There are way more practical tips in this book on how to get better sleep. In particular, setting a bedroom temperature lower is counter-intuitive:
 The need to dump heat from our extremities is also the reason that you may occasionally stick your hands and feet out from underneath the bedcovers at night due to your core becoming too hot, usually without your knowing. Should you have children, you’ve probably seen the same phenomenon when you check in on them late at night: arms and legs dangling out of the bed in amusing (and endearing) ways, so different from the neatly positioned limbs you placed beneath the sheets upon first tucking them into bed. The limb rebellion aids in keeping the body core cool, allowing it to fall and stay asleep. (Pg. 276)
Yup. Please show this to your Asian mom who keeps tucking you back into your blanket after you've fallen asleep. While you're at it, you might want to get her to lower the nightime thermostat:
A bedroom temperature of around 65 degrees Fahrenheit (18.3°C) is ideal for the sleep of most people, assuming standard bedding and clothing. This surprises many, as it sounds just a little too cold for comfort... (Pg. 277)
Another tip is to take a hot bath just before bed. I've had doctors advise me to take a hot shower before bed before, to wash away pollen and other allergens so I don't introduce them into bed. But the reason for how the hot bath works is counter-intuitive:
A luxury for many is to draw a hot bath in the evening and soak the body before bedtime. We feel it helps us fall asleep more quickly, which it can, but for the opposite reason most people imagine. You do not fall asleep faster because you are toasty and warm to the core. Instead, the hot bath invites blood to the surface of your skin, giving you that flushed appearance. When you get out of the bath, those dilated blood vessels on the surface quickly help radiate out inner heat, and your core body temperature plummets. Consequently, you fall asleep more quickly because your core is colder. Hot baths prior to bed can also induce 10 to 15 percent more deep NREM sleep in healthy adults. (Pg. 279)

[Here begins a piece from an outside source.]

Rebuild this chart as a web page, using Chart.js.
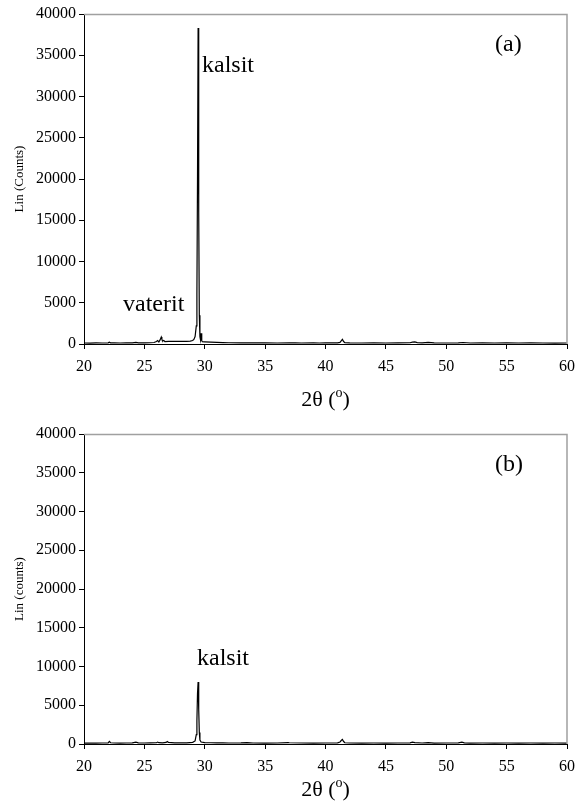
<!DOCTYPE html>
<html>
<head>
<meta charset="utf-8">
<script src="https://cdn.jsdelivr.net/npm/chart.js@4"></script>
<style>
  html, body { margin: 0; padding: 0; background: #fff; }
  body { width: 584px; height: 802px; position: relative; overflow: hidden; }
  canvas { position: absolute; left: 0; }
  #ca { top: 0; }
  #cb { top: 420px; }
</style>
</head>
<body>
<canvas id="ca" width="584" height="420"></canvas>
<canvas id="cb" width="584" height="382"></canvas>
<script>
// ---- data ----
const xTicks = [20, 25, 30, 35, 40, 45, 50, 55, 60];
const yTicks = [0, 5000, 10000, 15000, 20000, 25000, 30000, 35000, 40000];

const thetaA = [20, 20.5, 21, 21.5, 22, 22.1, 22.2, 22.5, 23, 23.5, 24, 24.3, 24.5, 25, 25.5, 25.8, 26.0, 26.1, 26.2, 26.3, 26.4, 26.45, 26.5, 26.6, 26.7, 27, 27.5, 28, 28.5, 28.8, 29.0, 29.1, 29.2, 29.3, 29.35, 29.4, 29.45, 29.5, 29.55, 29.6, 29.65, 29.7, 29.75, 29.8, 30, 30.5, 31, 31.5, 32, 33, 34, 35, 36, 37, 37.5, 38, 39, 39.5, 40, 41, 41.2, 41.3, 41.4, 41.5, 41.6, 42, 43, 44, 45, 46, 47, 47.2, 47.4, 47.6, 48, 48.5, 49, 50, 51, 51.4, 52, 53, 54, 55, 56, 57, 58, 59, 60];
const countsA = [120, 110, 130, 120, 140, 220, 140, 130, 120, 140, 130, 200, 140, 130, 150, 180, 300, 420, 250, 500, 850, 600, 350, 420, 300, 320, 330, 320, 330, 350, 420, 550, 900, 2200, 6000, 20000, 38300, 16000, 3500, 900, 500, 1300, 400, 280, 260, 220, 190, 170, 150, 140, 130, 140, 120, 150, 130, 120, 130, 120, 130, 140, 200, 380, 560, 300, 170, 130, 120, 130, 120, 130, 150, 220, 260, 160, 140, 200, 130, 120, 130, 180, 120, 130, 120, 130, 120, 130, 120, 110, 120];

const thetaB = [20, 20.5, 21, 21.5, 22, 22.1, 22.2, 22.5, 23, 23.5, 24, 24.3, 24.5, 25, 25.5, 26, 26.1, 26.2, 26.5, 26.8, 26.9, 27.0, 27.5, 28, 28.5, 29.0, 29.2, 29.3, 29.35, 29.4, 29.45, 29.5, 29.55, 29.6, 29.7, 30, 30.5, 31, 31.5, 32, 33, 33.5, 34, 35, 36, 36.9, 37, 38, 39, 40, 41, 41.2, 41.3, 41.4, 41.5, 41.6, 42, 43, 44, 45, 46, 47, 47.2, 47.4, 48, 48.5, 49, 50, 51, 51.3, 51.5, 52, 53, 54, 55, 56, 57, 58, 59, 60];
const countsB = [120, 130, 120, 130, 150, 330, 160, 130, 120, 130, 140, 250, 150, 130, 140, 160, 250, 170, 150, 200, 320, 200, 150, 140, 150, 220, 400, 1200, 3000, 6500, 8000, 4500, 1500, 500, 250, 180, 160, 150, 140, 130, 140, 180, 130, 120, 130, 190, 160, 130, 120, 130, 140, 250, 450, 600, 320, 160, 130, 120, 130, 120, 130, 150, 230, 180, 130, 180, 120, 130, 140, 230, 150, 120, 130, 120, 130, 120, 130, 120, 130, 120];

const FONT = "'Liberation Serif', 'Times New Roman', serif";

function toPoints(xs, ys) { return xs.map((x, i) => ({ x: x, y: ys[i] })); }

function makeChart(id, xs, ys, cfg) {
  const decor = {
    id: 'decor',
    afterDraw(chart) {
      const ctx = chart.ctx, a = chart.chartArea;
      ctx.save();
      ctx.strokeStyle = '#a0a0a0';
      ctx.lineWidth = 1.5;
      ctx.beginPath();
      ctx.moveTo(a.left, a.top + 0.5);
      ctx.lineTo(a.right, a.top + 0.5);
      ctx.lineTo(a.right, a.bottom);
      ctx.stroke();
      ctx.fillStyle = '#000';
      const cx = (a.left + a.right) / 2;
      ctx.textBaseline = 'alphabetic';
      const p1 = '2\u03b8 (', sup = 'o', p2 = ')';
      ctx.font = '22px ' + FONT; const w1 = ctx.measureText(p1).width, w3 = ctx.measureText(p2).width;
      ctx.font = '14px ' + FONT; const w2 = ctx.measureText(sup).width;
      let x0 = cx - (w1 + w2 + w3) / 2;
      const by = cfg.titleY;
      ctx.font = '22px ' + FONT; ctx.textAlign = 'left';
      ctx.fillText(p1, x0, by);
      ctx.font = '14px ' + FONT;
      ctx.fillText(sup, x0 + w1, by - 9);
      ctx.font = '22px ' + FONT;
      ctx.fillText(p2, x0 + w1 + w2, by);
      ctx.save();
      ctx.translate(cfg.yTitleX, (a.top + a.bottom) / 2);
      ctx.rotate(-Math.PI / 2);
      ctx.font = '13px ' + FONT;
      ctx.textAlign = 'center';
      ctx.textBaseline = 'middle';
      ctx.fillText(cfg.yTitle, 0, 0);
      ctx.restore();
      ctx.font = '24px ' + FONT;
      ctx.textAlign = 'left';
      ctx.textBaseline = 'alphabetic';
      cfg.labels.forEach(l => ctx.fillText(l.text, l.x, l.y));
      ctx.restore();
    }
  };
  return new Chart(document.getElementById(id), {
    type: 'line',
    data: {
      datasets: [{
        data: toPoints(xs, ys),
        borderColor: '#000',
        borderWidth: 1.2,
        pointRadius: 0,
        tension: 0,
        fill: false
      }]
    },
    options: {
      responsive: false,
      animation: false,
      events: [],
      layout: { padding: { top: cfg.padTop, right: 17, left: 0, bottom: 0 } },
      plugins: { legend: { display: false }, tooltip: { enabled: false } },
      scales: {
        x: {
          type: 'linear', min: 20, max: 60,
          afterBuildTicks: s => { s.ticks = xTicks.map(v => ({ value: v })); },
          afterFit: s => { s.height = cfg.xAxisH; },
          ticks: { color: '#000', font: { family: FONT, size: 16 }, padding: 8, maxRotation: 0, callback: v => String(v) },
          grid: { display: true, drawOnChartArea: false, drawTicks: true, tickLength: 5, tickColor: '#000', color: '#000' },
          border: { display: true, color: '#000', width: 1 }
        },
        y: {
          type: 'linear', min: 0, max: 40000,
          afterBuildTicks: s => { s.ticks = yTicks.map(v => ({ value: v })); },
          afterFit: s => { s.width = 84; },
          ticks: { color: '#000', font: { family: FONT, size: 16 }, padding: 3, callback: v => String(v) },
          grid: { display: true, drawOnChartArea: false, drawTicks: true, tickLength: 5, tickColor: '#000', color: '#000' },
          border: { display: true, color: '#000', width: 1 }
        }
      }
    },
    plugins: [decor]
  });
}

makeChart('ca', thetaA, countsA, {
  padTop: 14, xAxisH: 420 - 344, titleY: 406, yTitleX: 20, yTitle: 'Lin (Counts)',
  labels: [
    { text: 'kalsit', x: 202, y: 72 },
    { text: 'vaterit', x: 123, y: 311 },
    { text: '(a)', x: 495, y: 51 }
  ]
});

makeChart('cb', thetaB, countsB, {
  padTop: 14, xAxisH: 382 - 324, titleY: 376, yTitleX: 20, yTitle: 'Lin (counts)',
  labels: [
    { text: 'kalsit', x: 197, y: 245 },
    { text: '(b)', x: 495, y: 51 }
  ]
});
</script>
</body>
</html>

This is amazing stuff. Prof Walker also debunks several past theories about why sleep evolved biologically:
 Sleep, it turns out, is an intensely metabolically active state for brain and body alike. For this reason, theories proposing that we sleep to conserve large amounts of energy are no longer entertained. The paltry caloric savings are insufficient to outweigh the survival dangers and disadvantages associated with falling asleep. (Pg. 175)
We also now know that sleep-deprivation is its own form of Dunning-Kruger: Sleep deprived individuals perform worse, but don't know that they perform worse, so don't know that they're sleep deprived, which encourages them to think that they don't need to sleep more!
With chronic sleep restriction over months or years, an individual will actually acclimate to their impaired performance, lower alertness, and reduced energy levels. That low-level exhaustion becomes their accepted norm, or baseline. Individuals fail to recognize how their perennial state of sleep deficiency has come to compromise their mental aptitude and physical vitality, including the slow accumulation of ill health. (Pg. 137)
All in all, this is an amazingly good book, and well worth your time. Highly recommended!